The EXPIRE Act would extend the following energy tax provisions:
- * Production tax credit and investment tax credit with respect to facilities producing electricity from certain renewable sources (e.g., wind) (Sections 45 and 48)
- * Deduction for energy efficient commercial building property (Section 179D)
- * Credit for residential energy efficient property (Section 25C)
- Alternative fuel refueling property credit (Section 30C)
- Credit for electric motorcycles and three-wheeled vehicles (Section 30D)
- Second generation biofuel producer credit (Section 40)
- Special depreciation allowance for second generation biofuel plant property (Section 168(l))
- Tax credits for biodiesel and renewable diesel (Section 40A)
- Credit for the production of Indian coal (Section 45(e)(10))
- Credit for energy efficient new homes (Section 45L)
- Alternative fuel and alternative fuel mixture credit (Sections 6426 and 6427(e))
- Credit for new qualified fuel cell motor vehicles (Section 30B) (expires in 2014)
* Provision was not included in Senator Ron Wyden’s (D-OR) “Chairman’s mark” but was added to the package before the Committee’s mark-up.
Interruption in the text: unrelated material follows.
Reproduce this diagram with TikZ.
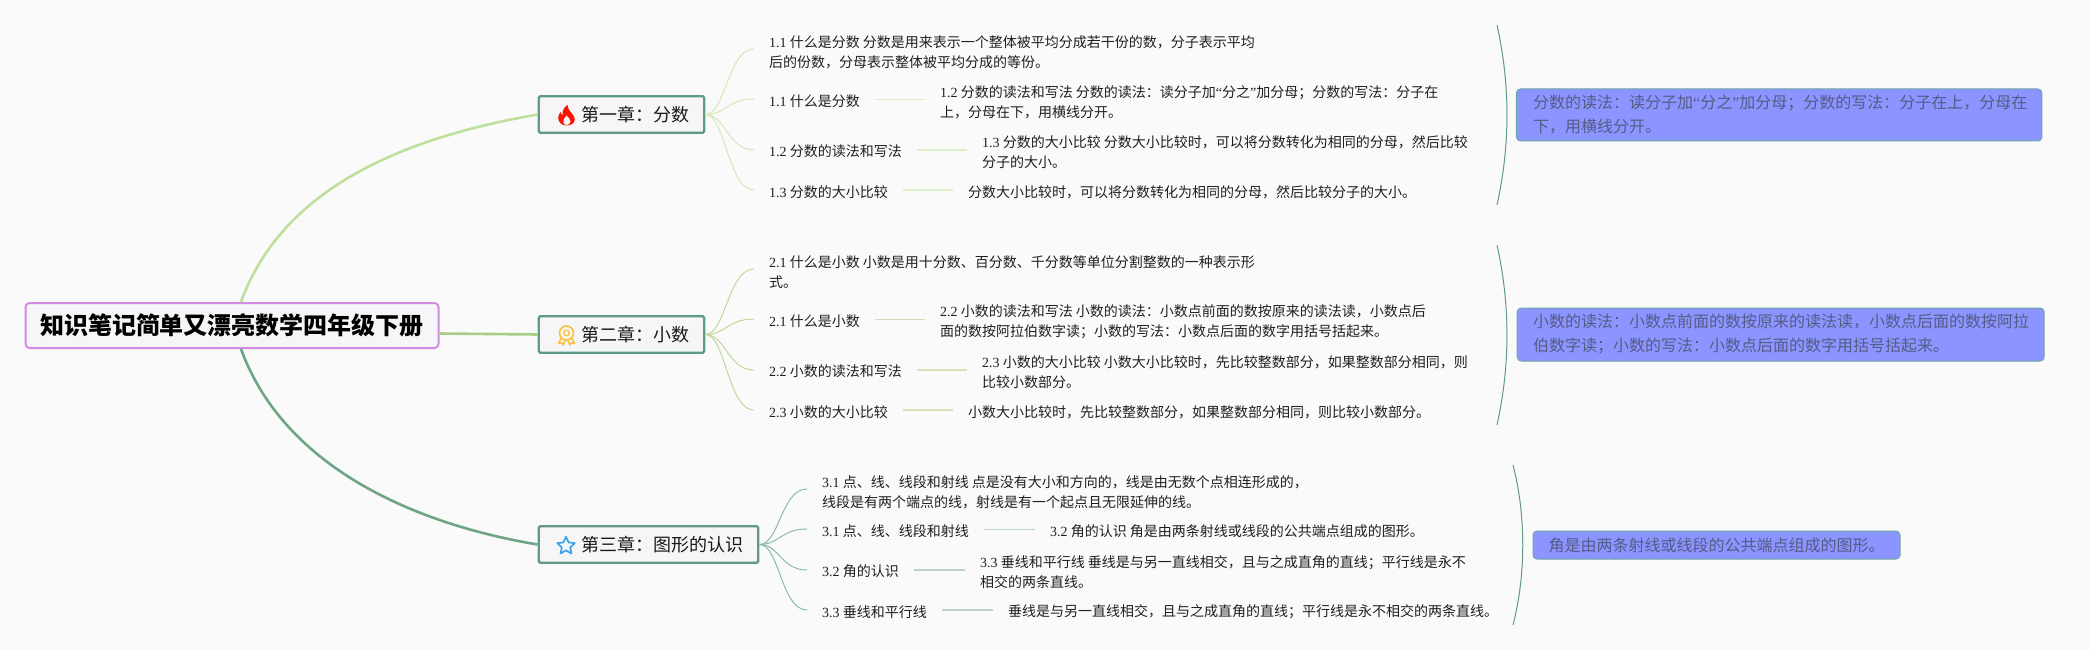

That said, the EXPIRE Act is, for the most part, a “clean” extenders package, meaning that the proposal mostly changes termination dates and includes few changes to underlying policy. As a result, certain modifications sought by the renewable energy industry were not included. For example, the proposal would not expand Master Limited Partnerships (MLPs) along the lines of Senator Chris Coons’ Master Limited Partnerships Parity Act (S. 795). Additionally, the EXPIRE Act would not impose a “commence construction” requirement (as opposed to a “placed in service” requirement) with respect to solar projects under the investment tax credit under Section 48. Finally, it would not extend the credit for energy efficient appliances under Section 45M.
K&L Gates hosted Chairman Wyden for a breakfast meeting on April 8. Wyden stated that he is working with Senate leadership on a strategy that would bring the EXPIRE Act to the Senate floor. Some staff indicate that floor action could occur as early as the next congressional work period, during the weeks of April 28 or May 5. Meanwhile, the House Ways and Means Committee may also consider energy tax incentives soon as part of its planned series of hearings on tax extenders.
We will provide more updates as this debate unfolds over the coming months.